**Do this:** Do not include the pictures; repeat the rest of the data exactly.

++++ Collected material ++++

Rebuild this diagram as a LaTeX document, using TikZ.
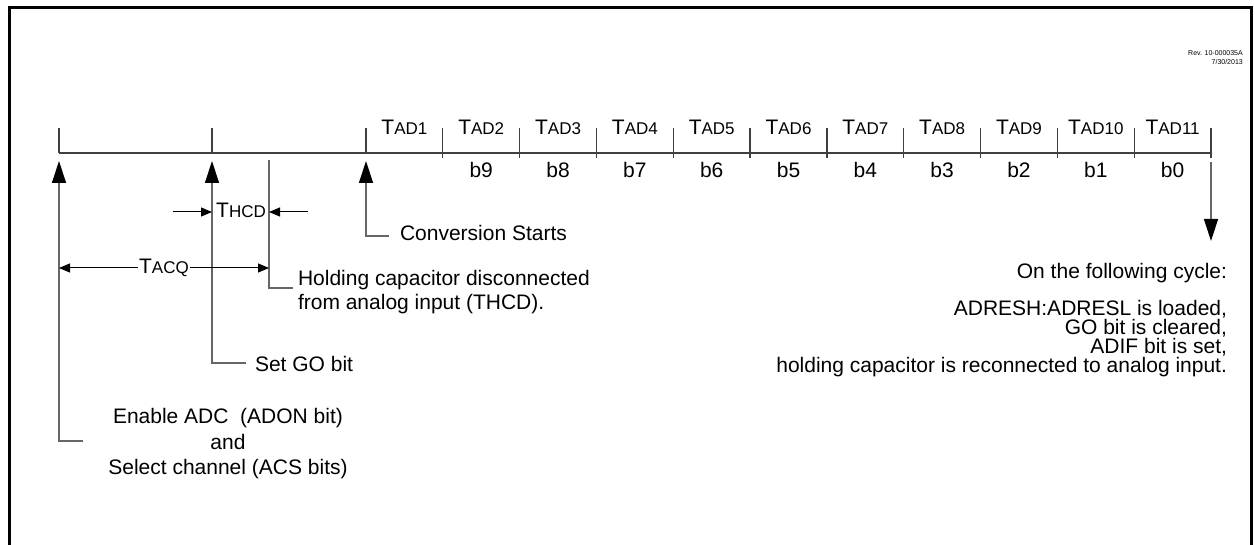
\documentclass[tikz,border=0pt]{standalone}
\usepackage{fontspec}
\setmainfont{Liberation Sans}
\usetikzlibrary{arrows.meta}
\newcommand{\tsub}[2]{#1{\fontsize{17}{17}\selectfont #2}}
\begin{document}
\begin{tikzpicture}[x=1pt,y=-1pt,
  txt/.style={font=\fontsize{21}{24}\selectfont, inner sep=0pt, outer sep=0pt},
  tiny/.style={font=\fontsize{7}{8}\selectfont, inner sep=0pt, anchor=base east},
  tline/.style={draw=black!75, line width=1.3pt},
  lead/.style={draw=black!60, line width=1.3pt},
  upar/.style={lead, -{Triangle[width=14pt,length=22pt,color=black]}},
  dimar/.style={draw=black, line width=1pt, -{Triangle[width=9pt,length=11pt]}},
  dimdbl/.style={draw=black, line width=1pt, {Triangle[width=9pt,length=11pt]}-{Triangle[width=9pt,length=11pt]}},
]
\useasboundingbox (0,0) rectangle (1255,545);
\fill[white] (0,0) rectangle (1255,545);
\draw[line width=3pt, line join=miter] (9,546) -- (9,8) -- (1251,8) -- (1251,546);

% revision
\node[tiny] (rev1) at (1243,56) {Rev. 10-000035A};
\node[tiny] (rev2) at (1243,65) {7/30/2013};

% timeline
\coordinate (t0) at (59,153);
\coordinate (tend) at (1211,153);
\draw[tline] (t0) -- (tend);
\foreach \x in {59,212,366} \draw[tline] (\x,128) -- (\x,153);
\foreach \i in {1,...,11} \draw[tline] ({366+76.82*\i},128) -- ({366+76.82*\i},158);

% TAD labels
\foreach \i in {1,...,11}
  \node[txt, anchor=base] (tad\i) at ({366+76.82*(\i-0.5)},135) {\tsub{T}{AD\i}};
% bit labels
\foreach \i/\b in {2/9,3/8,4/7,5/6,6/5,7/4,8/3,9/2,10/1,11/0}
  \node[txt, anchor=base] (b\b) at ({366+76.82*(\i-0.5)},178) {b\b};

% up arrows with leaders
\coordinate (a0) at (59,161);
\coordinate (a1) at (212,161);
\coordinate (a2) at (366,161);
\coordinate (l0) at (83,441);
\coordinate (l1) at (246,363);
\coordinate (l2) at (389,236);
\draw[upar] (l0) -| (a0);
\draw[upar] (l1) -| (a1);
\draw[upar] (l2) -| (a2);

% holding capacitor line
\coordinate (h0) at (269,160);
\coordinate (h1) at (293,288);
\draw[lead] (h0) |- (h1);

% down arrow
\coordinate (d0) at (1211,162);
\coordinate (d1) at (1211,241);
\draw[upar] (d0) -- (d1);

% THCD
\coordinate (hl) at (173,212);
\coordinate (hr) at (308,212);
\coordinate (hla) at (212,212);
\coordinate (hra) at (269,212);
\draw[dimar] (hl) -- (hla);
\draw[dimar] (hr) -- (hra);
\node[txt, anchor=base] (thcd) at (241,218) {\tsub{T}{HCD}};

% TACQ
\coordinate (q0) at (59,268);
\coordinate (q1) at (269,268);
\draw[dimdbl] (q0) -- (q1);
\node[txt, anchor=base, fill=white, inner xsep=1pt, text depth=0pt] (tacq) at (164,274) {\tsub{T}{ACQ}};

% texts
\node[txt, anchor=base west] (conv) at (400,241) {Conversion Starts};
\node[txt, anchor=base west] (hold1) at (298,285) {Holding capacitor disconnected};
\node[txt, anchor=base west] (hold2) at (298,309) {from analog input (THCD).};
\node[txt, anchor=base west] (setgo) at (255,371) {Set GO bit};
\node[txt, anchor=base] (en1) at (228,423) {Enable ADC\ \ (ADON bit)};
\node[txt, anchor=base] (en2) at (228,449) {and};
\node[txt, anchor=base] (en3) at (228,474) {Select channel (ACS bits)};

\node[txt, anchor=base east] (r1) at (1227,279) {On the following cycle:};
\node[txt, anchor=base east] (r2) at (1227,315) {ADRESH:ADRESL is loaded,};
\node[txt, anchor=base east] (r3) at (1227,334) {GO bit is cleared,};
\node[txt, anchor=base east] (r4) at (1227,353) {ADIF bit is set,};
\node[txt, anchor=base east] (r5) at (1227,372) {holding capacitor is reconnected to analog input.};
\end{tikzpicture}
\end{document}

++++

**Task result:**
Rebuild this diagram as a LaTeX document, using TikZ.
\documentclass[tikz,border=0pt]{standalone}
\usepackage{fontspec}
\setmainfont{Liberation Sans}
\usetikzlibrary{arrows.meta}
\newcommand{\tsub}[2]{#1{\fontsize{17}{17}\selectfont #2}}
\begin{document}
\begin{tikzpicture}[x=1pt,y=-1pt,
  txt/.style={font=\fontsize{21}{24}\selectfont, inner sep=0pt, outer sep=0pt},
  tiny/.style={font=\fontsize{7}{8}\selectfont, inner sep=0pt, anchor=base east},
  tline/.style={draw=black!75, line width=1.3pt},
  lead/.style={draw=black!60, line width=1.3pt},
  upar/.style={lead, -{Triangle[width=14pt,length=22pt,color=black]}},
  dimar/.style={draw=black, line width=1pt, -{Triangle[width=9pt,length=11pt]}},
  dimdbl/.style={draw=black, line width=1pt, {Triangle[width=9pt,length=11pt]}-{Triangle[width=9pt,length=11pt]}},
]
\useasboundingbox (0,0) rectangle (1255,545);
\fill[white] (0,0) rectangle (1255,545);
\draw[line width=3pt, line join=miter] (9,546) -- (9,8) -- (1251,8) -- (1251,546);

% revision
\node[tiny] (rev1) at (1243,56) {Rev. 10-000035A};
\node[tiny] (rev2) at (1243,65) {7/30/2013};

% timeline
\coordinate (t0) at (59,153);
\coordinate (tend) at (1211,153);
\draw[tline] (t0) -- (tend);
\foreach \x in {59,212,366} \draw[tline] (\x,128) -- (\x,153);
\foreach \i in {1,...,11} \draw[tline] ({366+76.82*\i},128) -- ({366+76.82*\i},158);

% TAD labels
\foreach \i in {1,...,11}
  \node[txt, anchor=base] (tad\i) at ({366+76.82*(\i-0.5)},135) {\tsub{T}{AD\i}};
% bit labels
\foreach \i/\b in {2/9,3/8,4/7,5/6,6/5,7/4,8/3,9/2,10/1,11/0}
  \node[txt, anchor=base] (b\b) at ({366+76.82*(\i-0.5)},178) {b\b};

% up arrows with leaders
\coordinate (a0) at (59,161);
\coordinate (a1) at (212,161);
\coordinate (a2) at (366,161);
\coordinate (l0) at (83,441);
\coordinate (l1) at (246,363);
\coordinate (l2) at (389,236);
\draw[upar] (l0) -| (a0);
\draw[upar] (l1) -| (a1);
\draw[upar] (l2) -| (a2);

% holding capacitor line
\coordinate (h0) at (269,160);
\coordinate (h1) at (293,288);
\draw[lead] (h0) |- (h1);

% down arrow
\coordinate (d0) at (1211,162);
\coordinate (d1) at (1211,241);
\draw[upar] (d0) -- (d1);

% THCD
\coordinate (hl) at (173,212);
\coordinate (hr) at (308,212);
\coordinate (hla) at (212,212);
\coordinate (hra) at (269,212);
\draw[dimar] (hl) -- (hla);
\draw[dimar] (hr) -- (hra);
\node[txt, anchor=base] (thcd) at (241,218) {\tsub{T}{HCD}};

% TACQ
\coordinate (q0) at (59,268);
\coordinate (q1) at (269,268);
\draw[dimdbl] (q0) -- (q1);
\node[txt, anchor=base, fill=white, inner xsep=1pt, text depth=0pt] (tacq) at (164,274) {\tsub{T}{ACQ}};

% texts
\node[txt, anchor=base west] (conv) at (400,241) {Conversion Starts};
\node[txt, anchor=base west] (hold1) at (298,285) {Holding capacitor disconnected};
\node[txt, anchor=base west] (hold2) at (298,309) {from analog input (THCD).};
\node[txt, anchor=base west] (setgo) at (255,371) {Set GO bit};
\node[txt, anchor=base] (en1) at (228,423) {Enable ADC\ \ (ADON bit)};
\node[txt, anchor=base] (en2) at (228,449) {and};
\node[txt, anchor=base] (en3) at (228,474) {Select channel (ACS bits)};

\node[txt, anchor=base east] (r1) at (1227,279) {On the following cycle:};
\node[txt, anchor=base east] (r2) at (1227,315) {ADRESH:ADRESL is loaded,};
\node[txt, anchor=base east] (r3) at (1227,334) {GO bit is cleared,};
\node[txt, anchor=base east] (r4) at (1227,353) {ADIF bit is set,};
\node[txt, anchor=base east] (r5) at (1227,372) {holding capacitor is reconnected to analog input.};
\end{tikzpicture}
\end{document}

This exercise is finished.